Lo que Adrián reconocía en los franceses era que en general no se mostraban rencorosos y que olvidaban todo pronto.

Doña Cristina, después de muchas visitas y de ir y venir, como nadie tenía interés en que Adrián estuviera preso, logró que fuera puesto en libertad con la condición de que no saliera de Bayona.

Adrián fue a hospedarse con su madre. Esta vivía en una fonda española, «La Bilbaína», de la calle del Puerto Nuevo, que entonces se llamaba calle del Gobierno y siempre era conocida por la de los Arcos. La buena alimentación y la tranquilidad repusieron en seguida a Adrián. Su madre le veía ya fuerte, aunque cojeando un poco. Días después hablaron madre e hijo de los acontecimientos trascendentales para ellos, de aquel año y de sus proyectos.

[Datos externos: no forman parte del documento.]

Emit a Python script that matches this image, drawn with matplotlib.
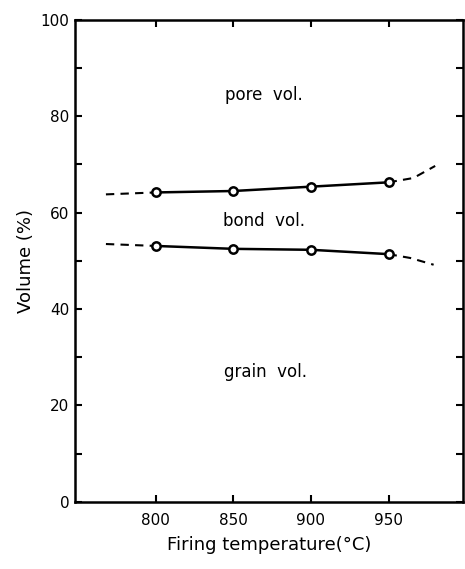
import numpy as np
import matplotlib
matplotlib.use("Agg")
import matplotlib.pyplot as plt

# measured points (solid part)
temps = [800, 850, 900, 950]
upper = [64.2, 64.5, 65.4, 66.3]   # bond / pore boundary
lower = [53.1, 52.5, 52.3, 51.4]   # grain / bond boundary

# dashed extrapolations
up_left_t = [768, 800]
up_left_v = [63.8, 64.2]
up_right_t = [950, 966, 980]
up_right_v = [66.3, 67.2, 69.7]
lo_left_t = [768, 800]
lo_left_v = [53.5, 53.1]
lo_right_t = [950, 964, 979]
lo_right_v = [51.4, 50.6, 49.2]

region_labels = ["pore  vol.", "bond  vol.", "grain  vol."]
region_pos = [(870, 84.5), (870, 58.2), (871, 27.0)]

plt.rcParams['font.family'] = ['DejaVu Sans']

fig = plt.figure(figsize=(4.65, 5.69), dpi=100)
ax = fig.add_axes([0.161, 0.118, 0.835, 0.847])

for t, v in [(up_left_t, up_left_v), (up_right_t, up_right_v),
             (lo_left_t, lo_left_v), (lo_right_t, lo_right_v)]:
    ax.plot(t, v, color='black', lw=1.5, ls=(0, (4, 3)))

for v in [upper, lower]:
    ax.plot(temps, v, color='black', lw=1.8, marker='o', ms=6,
            mfc='white', mec='black', mew=1.8)

for s, (x, y) in zip(region_labels, region_pos):
    ax.text(x, y, s, ha='center', va='center', fontsize=12)

ax.set_xlim(748, 998)
ax.set_ylim(0, 100)
ax.set_xticks(temps)
ax.set_yticks([0, 20, 40, 60, 80, 100])
ax.set_yticks(np.arange(10, 100, 20), minor=True)
ax.tick_params(direction='in', length=5, width=1.5, labelsize=11,
               top=True, right=True, pad=8)
ax.tick_params(which='minor', direction='in', length=5, width=1.5,
               right=True)
ax.tick_params(axis='y', pad=4)
for sp in ax.spines.values():
    sp.set_linewidth(1.8)

ax.set_xlabel('Firing temperature(°C)', fontsize=13, labelpad=6)
ax.set_ylabel('Volume (%)', fontsize=13, labelpad=4)

fig.savefig('out.png', dpi=100)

—¿Y ahora qué hacemos? —preguntó doña Cristina a su hijo.

—Ahora —repuso Adrián—, creo que lo mejor que podemos hacer es que tú te vayas a casa del tío Fermín Esteban, recojas todo y prepares nuestra vuelta a Méjico. Yo me reuniré contigo en cuanto pueda. Creo que sabiendo como sé el francés y el vascuence me las arreglaré fácilmente para salir pronto de aquí e ir a España.

—Me da miedo dejarte solo. No vayas a hacer alguna tontería.

—No tengas cuidado, no las haré.

—¡Hum…! No sé.

—Te aseguro que no las haré. Esta época de la guerra me ha enseñado mucho.

—¿Qué es lo que te ha enseñado?

—Pues me ha enseñado a comprender que soy uno de tantos. Nada más. Y antes me creía una maravilla.

—Claro. Eso es verdad. No eras excepcional más que para mí… Ni nadie lo es.

—Además, tampoco soy valiente, aunque antes creía que lo era.

—No, eso no, valiente eres, algunas veces hasta demasiado.

—No, no lo creas. Soy templado en un momento, pero luego me vienen alternativas, hundimientos en la decisión y en el valor. A veces soy decidido y resuelto, pero ante una dificultad grande o ante un dolor como este de la herida me amilano. Vuelvo a reaccionar y a tener energía y en seguida caigo de nuevo en el marasmo. Así he pasado todo este tiempo entre unos momentos de energía y otros de desanimación y de flojera.

—Creo que eso te pasa a ti como a todos, pero hay que buscar un término medio.

—Eso es lo difícil.

—No digo que no.

Evidentemente Adrián no tenía el valor que admiraba Napoleón; el valor de las cuatro de la mañana, del hombre solo, valor sin gritos, sin teatralidad, cuando no hay luz y hace frío. Para eso se necesita tener los nervios muy fuertes y muy duros, y él no los tenía. Probablemente el mismo Napoleón tampoco tenía ese valor y por eso lo admiraba tanto.